A 100 years ago, bicycle maker William Morris produced his first car in a newly built factory at the former Oxford Military College in Cowley, Oxford, marking the start of an automotive adventure that continues to this day.
On 28 March 1913, bicycle maker William Morris, later Lord Nuffield, produced his first car in a newly built factory at the former Oxford Military College in Cowley, Oxford. The Morris Oxford was dubbed "Bullnose" because of its rounded radiator. Initially producing 20 cars per week, it marked the start of an adventure that continues to this day.
During the early years, the cars were made individually by teams of workers assembling parts from UK suppliers, such as Coventry-based engine maker White and Poppe, and foreign suppliers, including Germany's Bosch. The factory soon evolved into a mass-production manufacturing plant. By the mid-1920s, Morris had become the UK’s biggest carmaker.
Eric Lord, who worked at the factory from 1927-57, recalls how the carmaker’s focus increasingly turned towards foreign markets. “We were boxing a lot up for shipping overseas,” he says. By the mid-1930s, Morris products accounted for 30% of the UK’s total export earnings.
The Oxford factory has a long history of developing new technological solutions - such as those displayed in this Morris Oxford model, which was finished in Perspex to let visitors to the Earls Court International Motor Show in 1951 to see what was under the skin.
In 1952, Morris merged with rival Austin, under the umbrella of The British Motor Corporation, creating the fourth largest carmaker in the world, selling a wide range of models - including the third generation Morris Oxford, which lives on in India to this day under the Hindustan Ambassador badge.
In 1959, the first Mini was produced, quickly becoming a cult car bolstering demand and in turn resulting in the workforce soaring to some 28,000 people. But the company ran into trouble, with industrial relations strained, so in the end the government pushed for a merger with Leyland in 1968. British Leyland was born.
Industrial relations remained tense and business was tough, so in the 1970s the government partially nationalised the company. By 1978, when Donna Green started working for the company, "the factory was twice as large as it is now, yet we produce about as many cars now".
By 1986, the company had snapped up a number of British marques, including Jaguar and Land Rover.
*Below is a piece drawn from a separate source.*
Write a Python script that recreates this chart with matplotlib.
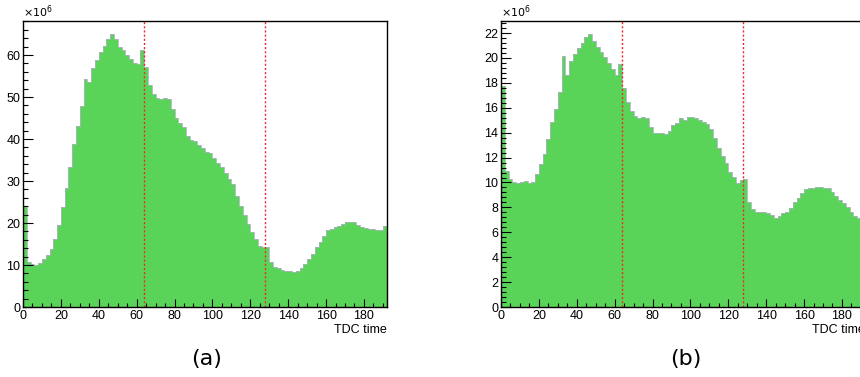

It was renamed Rover, bought by BMW, sold back to a group of former managers, renamed MG Rover, before folding in 2005 and thus marking the end of British-owned mass-production in the UK motor industry.
BMW kept the Mini marque and the Cowley plant near Oxford, where it started producing the New Mini in 2001. By 2007, a million Minis had been made. Currently, about 4,000 people work at the factory, so it remains Oxford’s largest industrial employer.
To date, the Oxford factory has hosted 14 different marques making scores of different models. More than 11.5 million cars have left the assembly line. Current parent company BMW Group says it is committed to raise output from 200,000 to 250,000 cars per year. "Oxford is to Mini what Munich is to BMW," says board member Harald Kruger.